Another tradition in the later research on the just-world hypothesis has involved using a questionnaire to measure the extent to which people actually believe that the world is a just place. Researchers then test whether people who believe more strongly in a just world, according to the questionnaire, hold certain attitudes. These studies have shown, for example, that the more people claim that they believe the world is just, the more negative attitudes they have toward the poor, groups of people who are discriminated against in society, and other people who might be seen as victims of injustice. These findings are consistent with the just-world hypothesis.

Just-World Hypothesis Implications

The just-world hypothesis has several important implications for reactions to victims of injustice. For example, the research suggests that if people feel they cannot help or compensate victims of injustice who continue to suffer, they may react defensively. They may reason that the victims deserved their fate either because of the kind of people they are or because of the way they behaved.
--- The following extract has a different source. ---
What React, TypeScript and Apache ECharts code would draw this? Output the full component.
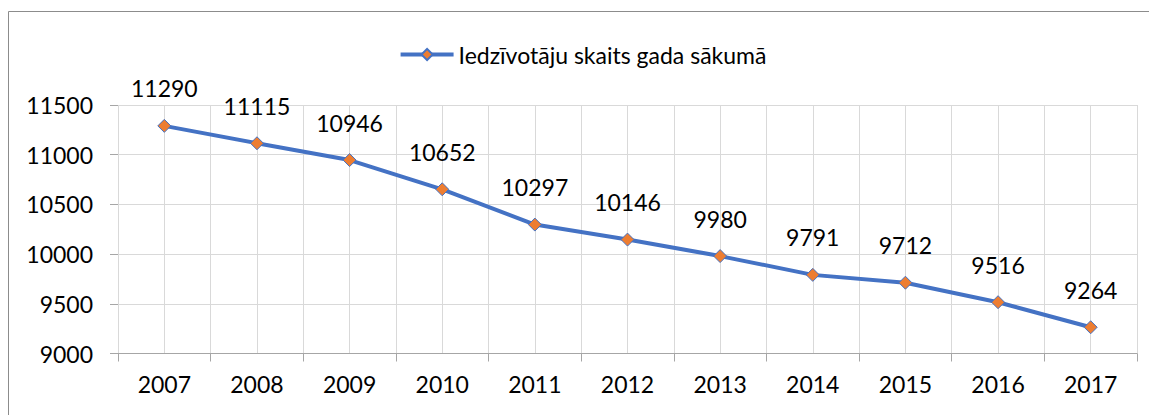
import React, { useEffect, useRef } from "react";
import * as echarts from "echarts";

const years = ["2007", "2008", "2009", "2010", "2011", "2012", "2013", "2014", "2015", "2016", "2017"];
const residents = [11290, 11115, 10946, 10652, 10297, 10146, 9980, 9791, 9712, 9516, 9264];
const seriesName = "Iedzīvotāju skaits gada sākumā";
const yMin = 9000;
const yMax = 11500;
const yStep = 500;

const FONT = "Lato, 'Open Sans', sans-serif";
const FS = 23;

export default function App() {
  const ref = useRef<HTMLDivElement>(null);
  useEffect(() => {
    if (!ref.current) return;
    const chart = echarts.init(ref.current, null, { renderer: "svg" });
    chart.setOption({
      animation: false,
      backgroundColor: "#ffffff",
      textStyle: { fontFamily: FONT },
      graphic: [
        {
          type: "rect",
          silent: true,
          z: 100,
          shape: { x: 0.5, y: 3.5, width: 1300, height: 600 },
          style: { fill: "none", stroke: "#8c8c8c", lineWidth: 1 },
        },
      ],
      legend: {
        top: 30,
        left: "center",
        itemWidth: 53,
        itemHeight: 14,
        itemGap: 10,
        lineStyle: { width: 4 },
        textStyle: { fontSize: FS, color: "#000", fontFamily: FONT },
        data: [seriesName],
      },
      grid: { left: 110, right: 20, top: 97, bottom: 61.5, containLabel: false },
      xAxis: [
        {
          type: "category",
          data: years,
          boundaryGap: true,
          axisLine: { show: true, lineStyle: { color: "#a6a6a6", width: 1 } },
          axisTick: { show: true, length: 8, lineStyle: { color: "#a6a6a6" } },
          axisLabel: { fontSize: FS, color: "#000", margin: 19, fontFamily: FONT },
          splitLine: { show: false },
        },
        {
          type: "value",
          min: 0,
          max: 22,
          interval: 1,
          show: true,
          position: "bottom",
          axisLine: { show: false },
          axisTick: { show: false },
          axisLabel: { show: false },
          splitLine: { show: true, lineStyle: { color: "#d9d9d9", width: 1 } },
        },
      ],
      yAxis: {
        type: "value",
        min: yMin,
        max: yMax,
        interval: yStep,
        axisLine: { show: false },
        axisTick: { show: true, length: 8, lineStyle: { color: "#a6a6a6" } },
        axisLabel: {
          fontSize: FS,
          color: "#000",
          margin: 25,
          fontFamily: FONT,
          formatter: (v: number) => String(v),
        },
        splitLine: { show: true, lineStyle: { color: "#d9d9d9", width: 1 } },
      },
      series: [
        {
          name: seriesName,
          type: "line",
          xAxisIndex: 0,
          data: residents,
          symbol: "diamond",
          symbolSize: 13,
          lineStyle: { color: "#4472c4", width: 4 },
          itemStyle: { color: "#ed7d31", borderColor: "#4472c4", borderWidth: 1 },
          label: {
            show: true,
            position: "top",
            distance: 19,
            fontSize: FS,
            color: "#000",
            fontFamily: FONT,
          },
          z: 5,
        },
      ],
    });
    return () => chart.dispose();
  }, []);
  return <div ref={ref} style={{ width: 1149, height: 407 }} />;
}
If people respond in this way, they may be less likely to react in a more positive manner, like working toward minimizing injustice or offering emotional support.

It is important to note that the just-world hypothesis is actually part of a broader theory called justice motive theory or just-world theory. The theory includes propositions about how and why a belief in a just world develops in children, the different forms that a belief in a just world might take, the many strategies (aside from blaming and derogating victims of injustice) that people use to maintain a belief in a just world, and the various ways in which justice is defined for different kinds of social relationships.

References:

  1. Hafer, C. L., & Begue, L. (2005). Experimental research on just-world theory: Problems, developments, and future challenges. Psychological Bulletin, 131, 128-167.
  2. Lerner, M. J. (1980). The belief in a just world: A fundamental delusion. New York: Plenum.
  3. Lerner, M. J., & Miller, D. T. (1978). Just-world research and the attribution process: Looking back and ahead. Psychological Bulletin, 85, 1030-1051.